WHAT TO DO: Exactly retype the lines from the one containing "Output the Python" through the one containing "import plotly.graph_objects as go"; both ends count, pictures do not.
** Begin RECORDS PROVIDED **
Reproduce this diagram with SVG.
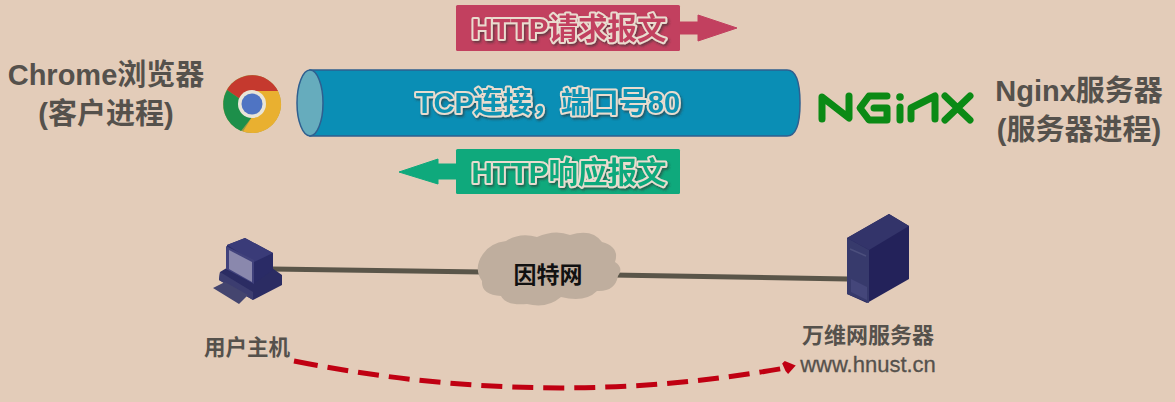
<svg xmlns="http://www.w3.org/2000/svg" width="1175" height="402" viewBox="0 0 1175 402">
<defs>
<style>
text{font-family:"Liberation Sans","Noto Sans CJK SC",sans-serif;font-weight:700}
.dark{fill:#55514c}
.big{font-size:29px}
.outl{font-size:29.5px;stroke:#e9dccf;stroke-width:4px;paint-order:stroke;stroke-linejoin:round}
.tube{stroke:#2f5f8f;stroke-width:1.5}
.link{stroke:#5a5549;stroke-width:5;fill:none}
.logo{fill:none;stroke:#0b8a15;stroke-width:7;stroke-linecap:round;stroke-linejoin:round}
</style>
<marker id="ah" markerWidth="16" markerHeight="18" refX="2" refY="8" orient="auto" markerUnits="userSpaceOnUse" viewBox="0 0 16 16"><path d="M0 3L3 1L13 7.5L4 14.5L2 11Z" fill="#c00012"/></marker>
<filter id="sh" x="-5%" y="-20%" width="110%" height="140%"><feDropShadow dx="1.5" dy="2" stdDeviation="1" flood-color="#333" flood-opacity=".6"/></filter>
</defs>
<rect width="1175" height="402" fill="#e3ccb9"/>

<g id="chrome-label" class="dark" text-anchor="middle">
<text class="big" x="106" y="85">Chrome浏览器</text>
<text class="big" x="106" y="124">(客户进程)</text>
</g>

<g id="chrome-icon">
<circle cx="252" cy="104" r="29" fill="#a09a45"/>
<path d="M227 90A29 29 0 0 1 278 91L252 91A13 13 0 0 0 240 99Z" fill="#c5392e"/>
<path d="M227 90L240 99L252 117L241 131A29 29 0 0 1 227 90Z" fill="#1d8f4a"/>
<path d="M278 91A29 29 0 0 1 243 131.600L252 117L264 97L252 91Z" fill="#e9b030"/>
<circle cx="252" cy="104" r="14" fill="#e9e5d8"/>
<circle cx="252" cy="104" r="10.500" fill="#4f74c3"/>
</g>

<g id="tcp-tube">
<path class="tube" d="M310 70H787Q800 70 800 103Q800 136 787 136H310Z" fill="#0a8eb5"/>
<ellipse class="tube" cx="310" cy="103" rx="13" ry="33" fill="#66acbd"/>
<text class="outl" x="548" y="113" text-anchor="middle" fill="#0f93b3" filter="url(#sh)" style="font-size:29px">TCP连接，端口号80</text>
</g>

<g id="nginx-logo">
<path class="logo" d="M822 119V97L849 118V96"/>
<path class="logo" d="M887 96H869L860 108L869 120H887V108H874"/>
<path class="logo" d="M900 107V120"/>
<circle cx="900" cy="97" r="3.800" fill="#0b8a15"/>
<path class="logo" d="M911 119V108L935 96V119"/>
<path class="logo" d="M945 96L970 120M970 96L945 120"/>
</g>

<g id="nginx-label" class="dark" text-anchor="middle">
<text class="big" x="1079" y="101">Nginx服务器</text>
<text class="big" x="1079" y="140">(服务器进程)</text>
</g>

<g id="http-request">
<rect x="456" y="5" width="224" height="46" rx="1.500" fill="#c2405f"/>
<path d="M680 22H698V15L737 28L698 41V34H680Z" fill="#c2405f" stroke="#c2405f" stroke-linejoin="round"/>
<text class="outl" x="569" y="39" text-anchor="middle" fill="#c2405f" filter="url(#sh)">HTTP请求报文</text>
</g>

<g id="http-response">
<rect x="456" y="149" width="224" height="45" rx="1.500" fill="#0fa97c"/>
<path d="M456 164H438V159L399 172L438 184V179H456Z" fill="#0fa97c" stroke="#0fa97c" stroke-linejoin="round"/>
<text class="outl" x="569" y="183" text-anchor="middle" fill="#0fa97c" filter="url(#sh)">HTTP响应报文</text>
</g>

<g id="connectors">
<path class="link" d="M272 269L482 272"/>
<path class="link" d="M612 275L848 279"/>
<path d="M294 361Q545 411 785 368" fill="none" stroke="#c00012" stroke-width="5" stroke-dasharray="24 10 21 10 21 10 21 10 21 10 21 10 21 10 21 10 21 10 21 10 21 10 21 10 21 10 21 10 21 10 21 10" marker-end="url(#ah)"/>
</g>

<g id="user-host">
<path d="M220 272L219 280L253 300L282 285V275L272 268L253 280L230 266Z" fill="#2b2c63"/>
<path d="M219 280L253 300V292L220 272Z" fill="#3c3d70"/>
<path d="M227 245L245 238L273 253V270L253 284L227 270Z" fill="#2a2b66"/>
<path d="M227 245L245 238L273 253L254 262Z" fill="#3a3b78"/>
<path d="M226 246L254 260V284L226 269Z" fill="#41427c"/>
<path d="M229 250L252 262V282L229 269Z" fill="#8a88ad"/>
<path d="M213 288L225 282L248 295L239 304Z" fill="#44456f"/>
<text class="dark" x="247" y="355" text-anchor="middle" font-size="21.500">用户主机</text>
</g>

<g id="internet">
<path d="M483 254Q490 243 506 241Q520 232 537 237Q555 229 570 235Q592 228 602 242Q620 247 615 262Q624 268 618 276Q615 292 597 291Q585 303 561 297Q547 309 527 304Q506 306 501 296Q481 295 482 281Q473 268 483 254Z" fill="#bfae9e"/>
<text x="548" y="283" text-anchor="middle" font-size="23" fill="#111">因特网</text>
</g>

<g id="web-server">
<path d="M847 238L889 214L909 226V279L867 303L847 294Z" fill="#23225a"/>
<path d="M847 238L889 214L909 226L869 250Z" fill="#33346a"/>
<path d="M847 238L869 250V303L847 294Z" fill="#373a6c"/>
<path d="M850 249L866 256" stroke="#4c4f7d" stroke-width="1.500" fill="none"/>
<path d="M851 279L867 287V300L851 292Z" fill="#44467a"/>
<text class="dark" x="868" y="343" text-anchor="middle" font-size="22">万维网服务器</text>
<text class="dark" x="868" y="372" text-anchor="middle" font-size="22" stroke="#55514c" stroke-width=".3" style="font-weight:400">www.hnust.cn</text>
</g>
</svg>
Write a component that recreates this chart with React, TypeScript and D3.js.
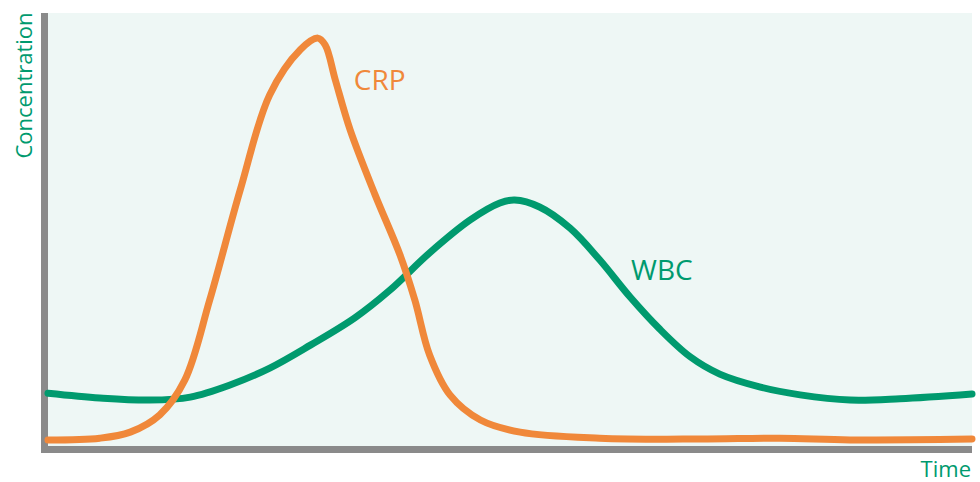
import { useEffect, useRef } from 'react';
import * as d3 from 'd3';

// Time in arbitrary units (0-100), concentration in arbitrary units (0-100)
const crpTime = [0, 5.6, 8.9, 12.1, 14.8, 17.5, 20.8, 24.0, 27.3, 29.2, 30.0, 31.1, 32.7, 35.4, 38.1, 39.7, 41.3, 43.5, 46.8, 51.1, 59.7, 70.6, 79.2, 86.8, 100];
const crpValue = [1.4, 1.8, 3.2, 7.2, 15.2, 33.7, 59.1, 81.1, 91.5, 94.2, 92.6, 84.5, 73.0, 58.0, 44.1, 33.7, 21.0, 11.8, 6.0, 3.2, 1.8, 1.6, 1.8, 1.4, 1.6];

const wbcTime = [0, 5.6, 11.0, 15.4, 19.7, 24.0, 28.4, 33.2, 37.0, 41.3, 45.7, 48.9, 50.5, 53.2, 56.5, 59.7, 63.0, 66.2, 69.5, 72.7, 77.1, 81.4, 86.8, 92.2, 100];
const wbcValue = [12.2, 11.1, 10.6, 11.3, 14.1, 18.0, 23.3, 29.6, 36.0, 44.6, 52.2, 56.1, 56.8, 55.2, 50.3, 43.0, 34.4, 27.0, 20.6, 16.6, 13.6, 11.8, 10.6, 10.9, 12.0];

const ORANGE = '#f0883a';
const GREEN = '#009a6e';
const AXIS = '#8a8a8a';
const BG = '#eef7f5';
const FONT = '"Open Sans", "DejaVu Sans", sans-serif';

export default function App() {
  const svgRef = useRef<SVGSVGElement>(null);
  const width = 980;
  const height = 482;

  useEffect(() => {
    if (!svgRef.current) return;
    const svg = d3.select(svgRef.current);
    svg.selectAll('*').remove();

    const left = 48, right = 972, top = 13, bottom = 446;

    const x = d3.scaleLinear().domain([0, 100]).range([left, right]);
    const y = d3.scaleLinear().domain([0, 100]).range([bottom, top]);

    // plot background
    svg.append('rect')
      .attr('x', left).attr('y', top)
      .attr('width', right - left).attr('height', bottom - top)
      .attr('fill', BG);

    // axes (thick grey bars)
    svg.append('rect')
      .attr('x', left - 7).attr('y', top)
      .attr('width', 7).attr('height', bottom - top + 7)
      .attr('fill', AXIS);
    svg.append('rect')
      .attr('x', left - 7).attr('y', bottom)
      .attr('width', right - left + 7).attr('height', 7)
      .attr('fill', AXIS);

    const line = d3.line<[number, number]>()
      .x(d => x(d[0]))
      .y(d => y(d[1]))
      .curve(d3.curveCatmullRom.alpha(0.5));

    const wbc: [number, number][] = wbcTime.map((t, i) => [t, wbcValue[i]]);
    const crp: [number, number][] = crpTime.map((t, i) => [t, crpValue[i]]);

    svg.append('path')
      .attr('d', line(wbc))
      .attr('fill', 'none')
      .attr('stroke', GREEN)
      .attr('stroke-width', 7)
      .attr('stroke-linecap', 'round')
      .attr('stroke-linejoin', 'round');

    svg.append('path')
      .attr('d', line(crp))
      .attr('fill', 'none')
      .attr('stroke', ORANGE)
      .attr('stroke-width', 7)
      .attr('stroke-linecap', 'round')
      .attr('stroke-linejoin', 'round');

    // series labels
    svg.append('text')
      .attr('x', x(33.1)).attr('y', y(82.3))
      .attr('fill', ORANGE)
      .attr('font-family', FONT)
      .attr('font-size', 28)
      .text('CRP');

    svg.append('text')
      .attr('x', x(63.1)).attr('y', y(38.3))
      .attr('fill', GREEN)
      .attr('font-family', FONT)
      .attr('font-size', 28)
      .text('WBC');

    // axis titles
    svg.append('text')
      .attr('transform', `translate(32, ${(top + 158) / 2}) rotate(-90)`)
      .attr('text-anchor', 'middle')
      .attr('fill', GREEN)
      .attr('font-family', FONT)
      .attr('font-size', 22)
      .text('Concentration');

    svg.append('text')
      .attr('x', 971).attr('y', 477)
      .attr('text-anchor', 'end')
      .attr('fill', GREEN)
      .attr('font-family', FONT)
      .attr('font-size', 22)
      .text('Time');
  }, []);

  return (
    <svg
      ref={svgRef}
      width={width}
      height={height}
      style={{ position: 'absolute', left: 0, top: 0, background: '#ffffff' }}
    />
  );
}
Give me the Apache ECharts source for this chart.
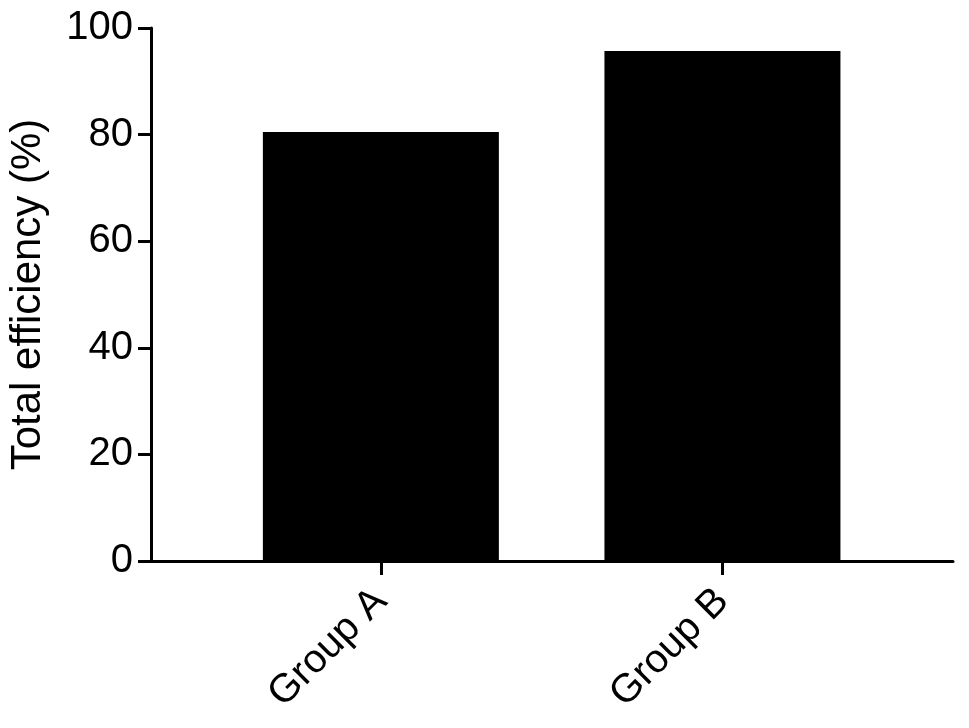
<!DOCTYPE html>
<html>
<head>
<meta charset="utf-8">
<script src="https://cdn.jsdelivr.net/npm/echarts@6/dist/echarts.min.js"></script>
<style>
  html, body { margin: 0; padding: 0; background: #fff; }
  #main { width: 969px; height: 728px; }
</style>
</head>
<body>
<div id="main"></div>
<script>
// 数据
var categories = ['Group A', 'Group B'];
var efficiency = [80.5, 95.7];
var yTicks = [0, 20, 40, 60, 80, 100];

var myChart = echarts.init(document.getElementById('main'));

// x 用数值轴，才能让两根柱子离坐标轴两端留出空白
var barData = categories.map(function (c, i) { return [i, efficiency[i]]; });
var catPos = categories.map(function (c, i) { return i; });

var option = {
    backgroundColor: '#fff',
    textStyle: { fontFamily: 'Liberation Sans, Arial, sans-serif', color: '#000' },
    grid: { left: 151, right: 16, top: 28, bottom: 167, outerBoundsMode: 'none' },
    xAxis: {
        type: 'value',
        min: -0.673,
        max: 1.675,
        splitLine: { show: false },
        axisLine: { show: true, onZero: false, lineStyle: { color: '#000', width: 3 } },
        axisTick: { show: true, length: 14, lineStyle: { color: '#000', width: 3 }, customValues: catPos },
        axisLabel: {
            customValues: catPos,
            rotate: 45,
            margin: 34,
            fontSize: 40,
            color: '#000',
            formatter: function (v) { return categories[Math.round(v)]; }
        }
    },
    yAxis: {
        type: 'value',
        min: 0,
        max: 100,
        interval: 20,
        name: 'Total efficiency (%)',
        nameLocation: 'middle',
        nameGap: 102,
        nameTextStyle: { fontSize: 42, color: '#000' },
        splitLine: { show: false },
        axisLine: { show: true, onZero: false, lineStyle: { color: '#000', width: 3 } },
        axisTick: { show: true, length: 13, lineStyle: { color: '#000', width: 3 } },
        axisLabel: {
            margin: 18,
            fontSize: 40,
            color: '#000',
            formatter: function (v) { return yTicks.indexOf(v) >= 0 ? String(v) : ''; }
        }
    },
    series: [{
        type: 'bar',
        data: barData,
        barWidth: 236,
        itemStyle: { color: '#000' },
        silent: true
    }],
    animation: false
};
myChart.setOption(option);
</script>
</body>
</html>
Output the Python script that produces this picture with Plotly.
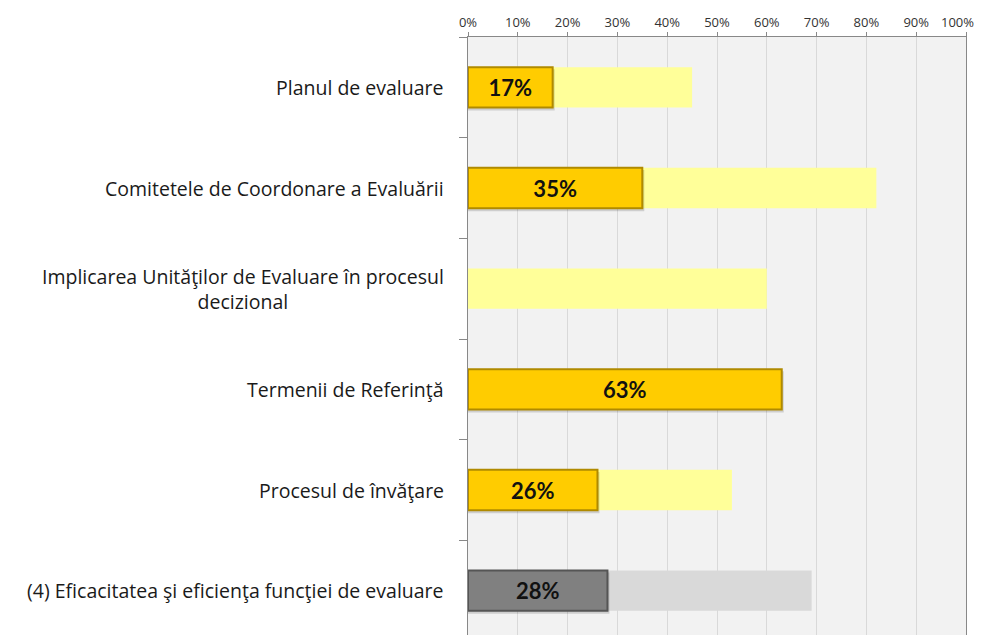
import plotly.graph_objects as go

categories = [
    "Planul de evaluare",
    "Comitetele de Coordonare a Evaluării",
    "Implicarea Unităţilor de Evaluare în procesul<br>decizional",
    "Termenii de Referinţă",
    "Procesul de învăţare",
    "(4) Eficacitatea şi eficienţa funcţiei de evaluare",
]
target_values = [0.45, 0.82, 0.60, None, 0.53, 0.69]
actual_values = [0.17, 0.35, None, 0.63, 0.26, 0.28]
x_ticks = [i / 10 for i in range(11)]
x_tick_labels = [f"{i*10}%" for i in range(11)]

bg_colors = ["#FFFF99"] * 5 + ["#D9D9D9"]
fg_colors = ["#FFCC00"] * 5 + ["#808080"]
fg_line = ["#B08A00"] * 5 + ["#555555"]

tick_font = dict(family="Open Sans", size=13, color="#333333")

fig = go.Figure()
fig.add_trace(go.Bar(
    y=categories, x=target_values, orientation="h",
    marker=dict(color=bg_colors, line=dict(width=0)),
    width=0.4, hoverinfo="skip", showlegend=False,
))
# soft shadow
fig.add_trace(go.Bar(
    y=categories, x=[v + 0.004 if v is not None else None for v in actual_values],
    orientation="h",
    marker=dict(color="rgba(0,0,0,0.15)", line=dict(width=0)),
    width=0.41, offset=-0.18, hoverinfo="skip", showlegend=False,
))
fig.add_trace(go.Bar(
    y=categories, x=actual_values, orientation="h",
    marker=dict(color=fg_colors, line=dict(color=fg_line, width=2)),
    width=0.4,
    text=[f"{round(v*100)}%" if v is not None else "" for v in actual_values],
    textposition="inside", insidetextanchor="middle",
    textfont=dict(family="Lato", size=22, color="#111111", weight="bold"),
    hoverinfo="skip", showlegend=False,
))

for cat in categories:
    fig.add_annotation(
        x=0, xref="paper", y=cat, yref="y", text=cat,
        xanchor="right", yanchor="middle", xshift=-22, align="center",
        showarrow=False,
        font=dict(family="Open Sans", size=19.5, color="#1a1a1a"),
    )

# last top tick label placed as annotation so it stays inside the page
fig.add_annotation(
    x=x_ticks[-1], xref="x", y=1, yref="paper", text=x_tick_labels[-1],
    xanchor="right", yanchor="middle", xshift=10, yshift=15,
    showarrow=False, font=tick_font,
)

fig.update_layout(
    width=978, height=633,
    margin=dict(l=460, r=20, t=29, b=0),
    paper_bgcolor="white", plot_bgcolor="#F2F2F2",
    barmode="overlay", bargap=0.6,
    xaxis=dict(
        side="top", range=[0, 1], tickvals=x_ticks,
        ticktext=x_tick_labels[:-1] + [""],
        showgrid=True, gridcolor="#D9D9D9", gridwidth=1,
        ticks="outside", ticklen=4, tickcolor="#888888",
        showline=True, linecolor="#888888", linewidth=1,
        tickfont=tick_font,
        zeroline=False, fixedrange=True, automargin=False,
    ),
    yaxis=dict(
        autorange="reversed", showticklabels=False,
        tickson="boundaries", ticks="outside", ticklen=8, tickcolor="#888888",
        showline=True, linecolor="#888888", linewidth=1, mirror=True,
        showgrid=False, fixedrange=True, automargin=False,
    ),
)

fig.write_html("out.html")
** End RECORDS PROVIDED **
EXERCISE SOLUTION:
Output the Python script that produces this picture with Plotly.
import plotly.graph_objects as go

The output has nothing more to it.